Work required: No images are to be carried over; print all other material exactly as it stands.

******************************

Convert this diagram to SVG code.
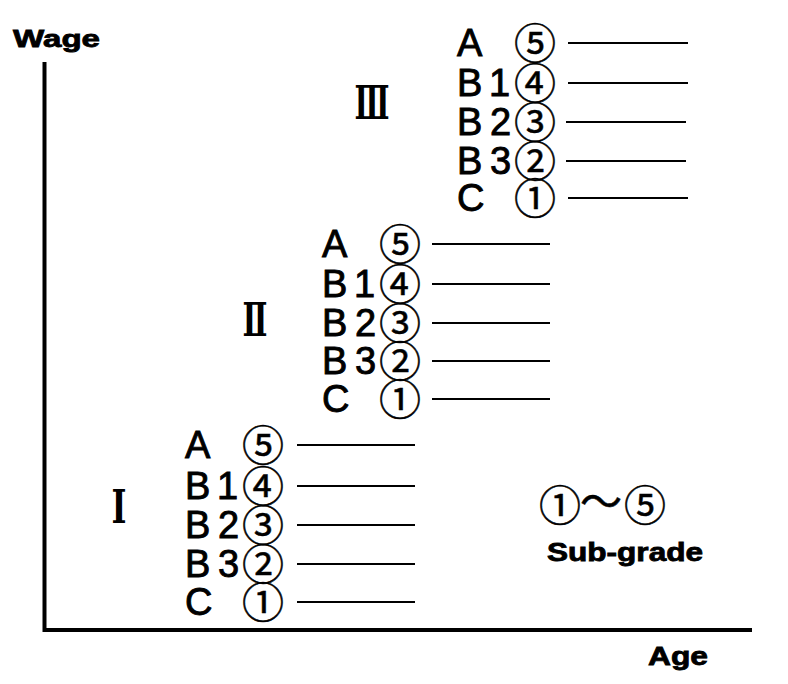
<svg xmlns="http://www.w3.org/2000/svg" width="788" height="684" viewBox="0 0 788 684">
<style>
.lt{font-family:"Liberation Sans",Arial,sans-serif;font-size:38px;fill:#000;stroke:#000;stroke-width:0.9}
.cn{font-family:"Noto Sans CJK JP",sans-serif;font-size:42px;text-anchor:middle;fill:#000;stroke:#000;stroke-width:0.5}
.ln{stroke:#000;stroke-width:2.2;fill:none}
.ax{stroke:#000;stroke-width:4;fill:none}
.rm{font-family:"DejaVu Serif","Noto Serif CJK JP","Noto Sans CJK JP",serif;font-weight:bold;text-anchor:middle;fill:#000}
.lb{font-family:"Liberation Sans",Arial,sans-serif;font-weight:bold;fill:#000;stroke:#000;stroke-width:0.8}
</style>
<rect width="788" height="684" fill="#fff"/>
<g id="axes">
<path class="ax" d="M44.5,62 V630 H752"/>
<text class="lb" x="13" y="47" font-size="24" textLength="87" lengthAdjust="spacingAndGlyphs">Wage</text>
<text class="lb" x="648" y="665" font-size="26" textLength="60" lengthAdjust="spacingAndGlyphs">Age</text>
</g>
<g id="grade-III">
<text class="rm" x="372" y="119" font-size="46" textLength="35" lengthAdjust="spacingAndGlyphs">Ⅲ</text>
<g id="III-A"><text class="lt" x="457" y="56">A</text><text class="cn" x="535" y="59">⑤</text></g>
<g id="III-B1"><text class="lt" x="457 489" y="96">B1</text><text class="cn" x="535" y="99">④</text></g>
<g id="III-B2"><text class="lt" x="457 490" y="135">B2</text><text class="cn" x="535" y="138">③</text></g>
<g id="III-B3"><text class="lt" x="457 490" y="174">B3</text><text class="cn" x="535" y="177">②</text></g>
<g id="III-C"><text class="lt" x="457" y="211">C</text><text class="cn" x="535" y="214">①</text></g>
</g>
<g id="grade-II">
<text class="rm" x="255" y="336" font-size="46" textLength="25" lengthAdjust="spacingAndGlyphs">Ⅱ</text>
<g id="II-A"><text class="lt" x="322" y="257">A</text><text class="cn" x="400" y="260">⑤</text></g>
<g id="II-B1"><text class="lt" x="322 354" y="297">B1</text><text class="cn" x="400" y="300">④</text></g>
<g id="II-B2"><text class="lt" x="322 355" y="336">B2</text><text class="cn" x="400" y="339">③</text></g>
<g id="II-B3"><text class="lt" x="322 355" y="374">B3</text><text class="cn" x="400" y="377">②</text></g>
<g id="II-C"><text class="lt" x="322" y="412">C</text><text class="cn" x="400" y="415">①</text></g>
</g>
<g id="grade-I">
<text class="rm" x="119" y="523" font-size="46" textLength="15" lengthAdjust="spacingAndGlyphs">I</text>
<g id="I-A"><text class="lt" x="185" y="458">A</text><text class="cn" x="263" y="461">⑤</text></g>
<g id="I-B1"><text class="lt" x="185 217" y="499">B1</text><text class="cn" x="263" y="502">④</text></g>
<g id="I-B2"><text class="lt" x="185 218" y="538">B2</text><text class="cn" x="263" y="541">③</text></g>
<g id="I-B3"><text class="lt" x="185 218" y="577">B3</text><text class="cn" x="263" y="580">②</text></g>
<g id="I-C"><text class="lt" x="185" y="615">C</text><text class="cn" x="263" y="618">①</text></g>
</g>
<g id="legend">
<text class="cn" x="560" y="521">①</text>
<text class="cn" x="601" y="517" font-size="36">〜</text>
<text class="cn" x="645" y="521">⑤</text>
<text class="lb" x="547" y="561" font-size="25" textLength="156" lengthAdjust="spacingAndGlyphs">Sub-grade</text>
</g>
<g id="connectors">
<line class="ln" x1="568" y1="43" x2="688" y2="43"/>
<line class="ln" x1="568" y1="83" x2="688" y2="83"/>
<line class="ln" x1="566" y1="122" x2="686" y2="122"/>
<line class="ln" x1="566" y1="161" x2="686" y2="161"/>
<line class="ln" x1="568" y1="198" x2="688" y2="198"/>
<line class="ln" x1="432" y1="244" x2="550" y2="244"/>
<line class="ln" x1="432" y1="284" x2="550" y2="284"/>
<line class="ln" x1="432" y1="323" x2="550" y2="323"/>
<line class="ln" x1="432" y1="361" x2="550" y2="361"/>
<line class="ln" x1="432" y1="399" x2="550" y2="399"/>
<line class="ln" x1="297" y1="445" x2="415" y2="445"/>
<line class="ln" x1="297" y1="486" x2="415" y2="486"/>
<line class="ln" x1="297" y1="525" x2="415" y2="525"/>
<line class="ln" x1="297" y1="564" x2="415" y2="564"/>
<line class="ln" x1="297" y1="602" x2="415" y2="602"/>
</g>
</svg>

******************************

Exercise response:
Convert this diagram to SVG code.
<svg xmlns="http://www.w3.org/2000/svg" width="788" height="684" viewBox="0 0 788 684">
<style>
.lt{font-family:"Liberation Sans",Arial,sans-serif;font-size:38px;fill:#000;stroke:#000;stroke-width:0.9}
.cn{font-family:"Noto Sans CJK JP",sans-serif;font-size:42px;text-anchor:middle;fill:#000;stroke:#000;stroke-width:0.5}
.ln{stroke:#000;stroke-width:2.2;fill:none}
.ax{stroke:#000;stroke-width:4;fill:none}
.rm{font-family:"DejaVu Serif","Noto Serif CJK JP","Noto Sans CJK JP",serif;font-weight:bold;text-anchor:middle;fill:#000}
.lb{font-family:"Liberation Sans",Arial,sans-serif;font-weight:bold;fill:#000;stroke:#000;stroke-width:0.8}
</style>
<rect width="788" height="684" fill="#fff"/>
<g id="axes">
<path class="ax" d="M44.5,62 V630 H752"/>
<text class="lb" x="13" y="47" font-size="24" textLength="87" lengthAdjust="spacingAndGlyphs">Wage</text>
<text class="lb" x="648" y="665" font-size="26" textLength="60" lengthAdjust="spacingAndGlyphs">Age</text>
</g>
<g id="grade-III">
<text class="rm" x="372" y="119" font-size="46" textLength="35" lengthAdjust="spacingAndGlyphs">Ⅲ</text>
<g id="III-A"><text class="lt" x="457" y="56">A</text><text class="cn" x="535" y="59">⑤</text></g>
<g id="III-B1"><text class="lt" x="457 489" y="96">B1</text><text class="cn" x="535" y="99">④</text></g>
<g id="III-B2"><text class="lt" x="457 490" y="135">B2</text><text class="cn" x="535" y="138">③</text></g>
<g id="III-B3"><text class="lt" x="457 490" y="174">B3</text><text class="cn" x="535" y="177">②</text></g>
<g id="III-C"><text class="lt" x="457" y="211">C</text><text class="cn" x="535" y="214">①</text></g>
</g>
<g id="grade-II">
<text class="rm" x="255" y="336" font-size="46" textLength="25" lengthAdjust="spacingAndGlyphs">Ⅱ</text>
<g id="II-A"><text class="lt" x="322" y="257">A</text><text class="cn" x="400" y="260">⑤</text></g>
<g id="II-B1"><text class="lt" x="322 354" y="297">B1</text><text class="cn" x="400" y="300">④</text></g>
<g id="II-B2"><text class="lt" x="322 355" y="336">B2</text><text class="cn" x="400" y="339">③</text></g>
<g id="II-B3"><text class="lt" x="322 355" y="374">B3</text><text class="cn" x="400" y="377">②</text></g>
<g id="II-C"><text class="lt" x="322" y="412">C</text><text class="cn" x="400" y="415">①</text></g>
</g>
<g id="grade-I">
<text class="rm" x="119" y="523" font-size="46" textLength="15" lengthAdjust="spacingAndGlyphs">I</text>
<g id="I-A"><text class="lt" x="185" y="458">A</text><text class="cn" x="263" y="461">⑤</text></g>
<g id="I-B1"><text class="lt" x="185 217" y="499">B1</text><text class="cn" x="263" y="502">④</text></g>
<g id="I-B2"><text class="lt" x="185 218" y="538">B2</text><text class="cn" x="263" y="541">③</text></g>
<g id="I-B3"><text class="lt" x="185 218" y="577">B3</text><text class="cn" x="263" y="580">②</text></g>
<g id="I-C"><text class="lt" x="185" y="615">C</text><text class="cn" x="263" y="618">①</text></g>
</g>
<g id="legend">
<text class="cn" x="560" y="521">①</text>
<text class="cn" x="601" y="517" font-size="36">〜</text>
<text class="cn" x="645" y="521">⑤</text>
<text class="lb" x="547" y="561" font-size="25" textLength="156" lengthAdjust="spacingAndGlyphs">Sub-grade</text>
</g>
<g id="connectors">
<line class="ln" x1="568" y1="43" x2="688" y2="43"/>
<line class="ln" x1="568" y1="83" x2="688" y2="83"/>
<line class="ln" x1="566" y1="122" x2="686" y2="122"/>
<line class="ln" x1="566" y1="161" x2="686" y2="161"/>
<line class="ln" x1="568" y1="198" x2="688" y2="198"/>
<line class="ln" x1="432" y1="244" x2="550" y2="244"/>
<line class="ln" x1="432" y1="284" x2="550" y2="284"/>
<line class="ln" x1="432" y1="323" x2="550" y2="323"/>
<line class="ln" x1="432" y1="361" x2="550" y2="361"/>
<line class="ln" x1="432" y1="399" x2="550" y2="399"/>
<line class="ln" x1="297" y1="445" x2="415" y2="445"/>
<line class="ln" x1="297" y1="486" x2="415" y2="486"/>
<line class="ln" x1="297" y1="525" x2="415" y2="525"/>
<line class="ln" x1="297" y1="564" x2="415" y2="564"/>
<line class="ln" x1="297" y1="602" x2="415" y2="602"/>
</g>
</svg>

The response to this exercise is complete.